Ada kemungkinan manusia yang hidup pada masa 10.000 tahun yang lalu di gua karst sekitar Merabu ada hubungannya dengan kejadian banjir besar yang melanda hampir menutupi seluruh permukaan bumi yaitu pada zaman Nabi Nuh. AS.  Diantara mereka ada yang terdampar dipegunungan karst Merabu Kabupaten Berau, merekalah yang menjadi manusia purba dengan meninggalkan gambar-gambar cadas tersebut. Apabila ya dan benar dari pernyataan penulis ini, maka manusia yang ada di Borneo, di Kalmantan sekarang adalah keturunan langsung Nabi Nuh. AS. Wao…hebat….

 

Tuk Peas atau ikan naik raja terjadi hanya pada waktu-waktu tertentu saja. Biasanya terjadi saat musim kemarau, saat itu karassik sepanjang sungai timbul. Menurut keterangan tokoh masyarakat Dayak di sungai Kelai, ikan naik raja setiap tahun terjadi dibulan Juli dan bulan Agustus. Pada bulan itupun tidak setiap saat, hanya sewaktu-waktu saja.
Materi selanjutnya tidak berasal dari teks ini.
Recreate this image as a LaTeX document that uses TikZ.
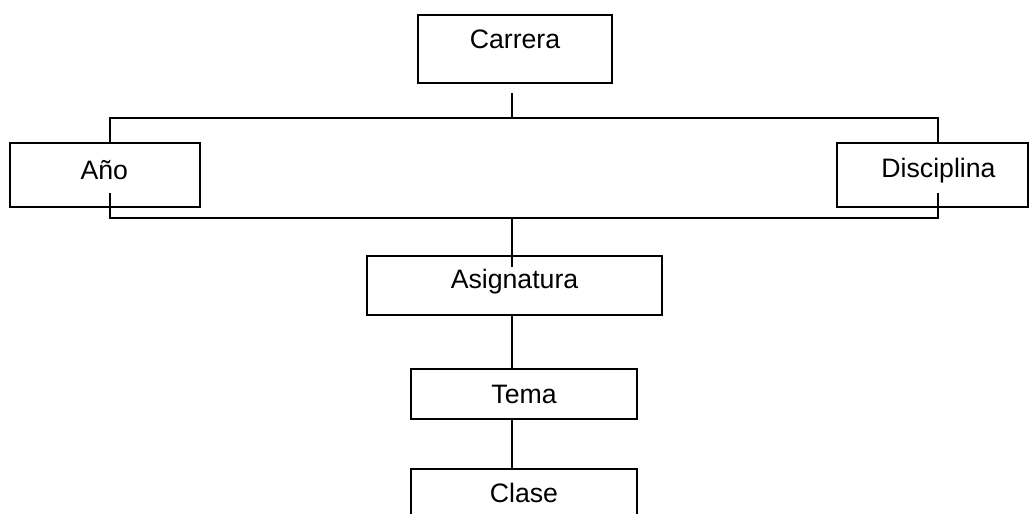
\documentclass[tikz,border=0pt]{standalone}
\usepackage{fontspec}
\setmainfont{Liberation Sans}
\begin{document}
\begin{tikzpicture}[x=0.75pt,y=-0.75pt,
  box/.style={draw=black,line width=1.5pt,rectangle,inner sep=0pt},
  conn/.style={draw=black,line width=1.5pt},
  lbl/.style={font=\fontsize{20}{24}\selectfont}]
\useasboundingbox[fill=white] (0,0) rectangle (1029,514);
% boxes
\node[box,minimum width=194*0.75pt,minimum height=68*0.75pt,
  label={[lbl,yshift=7pt]center:Carrera}] (carrera) at (515,49) {};
\node[box,minimum width=190*0.75pt,minimum height=64*0.75pt,
  label={[lbl,yshift=3.5pt,xshift=-0.5pt]center:Año}] (ano) at (105,175) {};
\node[box,minimum width=191*0.75pt,minimum height=64*0.75pt,
  label={[lbl,yshift=3.5pt,xshift=4.5pt]center:Disciplina}] (disc) at (932.5,175) {};
\node[box,minimum width=295*0.75pt,minimum height=59*0.75pt,
  label={[lbl,yshift=3pt]center:Asignatura}] (asig) at (514.5,285.5) {};
\node[box,minimum width=226*0.75pt,minimum height=50*0.75pt,
  label={[lbl,yshift=0pt]center:Tema}] (tema) at (524,394) {};
\node[box,minimum width=226*0.75pt,minimum height=60*0.75pt,
  label={[lbl,yshift=4.5pt]center:Clase}] (clase) at (524,499) {};
% connector coordinates
\coordinate (ct) at (512,93);
\coordinate (cb) at (512,118);
\coordinate (tl) at (110,118);
\coordinate (tr) at (938,118);
\coordinate (ab) at (110,193);
\coordinate (db) at (938,193);
\coordinate (bl) at (110,218);
\coordinate (br) at (938,218);
\coordinate (bm) at (512,218);
\coordinate (am) at (512,267);
% connectors
\draw[conn] (ct) -- (cb);
\draw[conn] (ano.north -| tl) -- (tl) -- (tr) -- (disc.north -| tr);
\draw[conn] (ab) -- (bl) -- (br) -- (db);
\draw[conn] (bm) -- (am);
\draw[conn] (asig.south -| bm) -- (tema.north -| bm);
\draw[conn] (tema.south -| bm) -- (clase.north -| bm);
\end{tikzpicture}
\end{document}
Tanda-tanda saat tuk peas antara lain :

1.       Musim kemarau;

2.       Karassik timbul semua;

3.       Malam menjelang dini hari terasa dingin sekali, sampai terasa menusuk tulang;

4.       Embun waktu subuh tebal.

5.       Dimulai pukul 5 pagi sampai pukul 7 pagi, kadang-kadang kesiangan sampa pukul 8 pagi.

6.       Tempatnya berpindah-pindah. Apabila terganggu. Pagi berikutnya pindah ke karassik lainnya lebih kehulu.

7.       Tempat-tempat yang menjadi idola ikan naik raja adalah : karassik Atuk Natuya (Kampung Merasa), karassik Jo’ Geng (Blekai Lesan), karassik Jo’ Long Kling (Lesan Dayak), karassik Long Sam (Lesan Dayak), karassik Jo’ Long Mendau (Lesan Dayak), karassik Long Ngui Hit (Lesan Dayak), dan karassik Jo’ Bo’ Ping (Lesan Dayak).

Saat seperti itulah biasanya ikan naik raja. Masyarakat kampung mengejar momen tuk peas untuk meraih rejeki. Mereka beramai-ramai menangkap ikan patin dan ikan salap saat ikan naik raja. Ada yang membawa sauk, ada yang membawa jala, dan lain-lain. Ikan yang didapat untuk dimakan, apabila ada yang berminat membeli, untuk dijual, dikeringkan, dan disalai. Saat ikan naik raja, ribuan ikan salap dan patin melompat-lompat di karassik untuk bertelur. Apabila sudah selesai bertelur ikan patin dan ikan salap itu pergi dan menghilang entah kemana.

Atraksi ikan naik raja atau Tuk Peas itu sangat memukau dan istimewa. Momen tersebut adalah momen langka, karena tidak setiap saat ada. Yang menunggu untuk menyaksikan atraksi alam itupun belum tentu bisa bertemu dan melihat langsung. Kejadiannya sangat singkat, waktunya saat masih sangat pagi, tempatnya bisa berpindah-pindah. Bagi yang ingin menyaksikan harus menunggu momen yang tepat diantara bulan Juli dan bulan Agustus.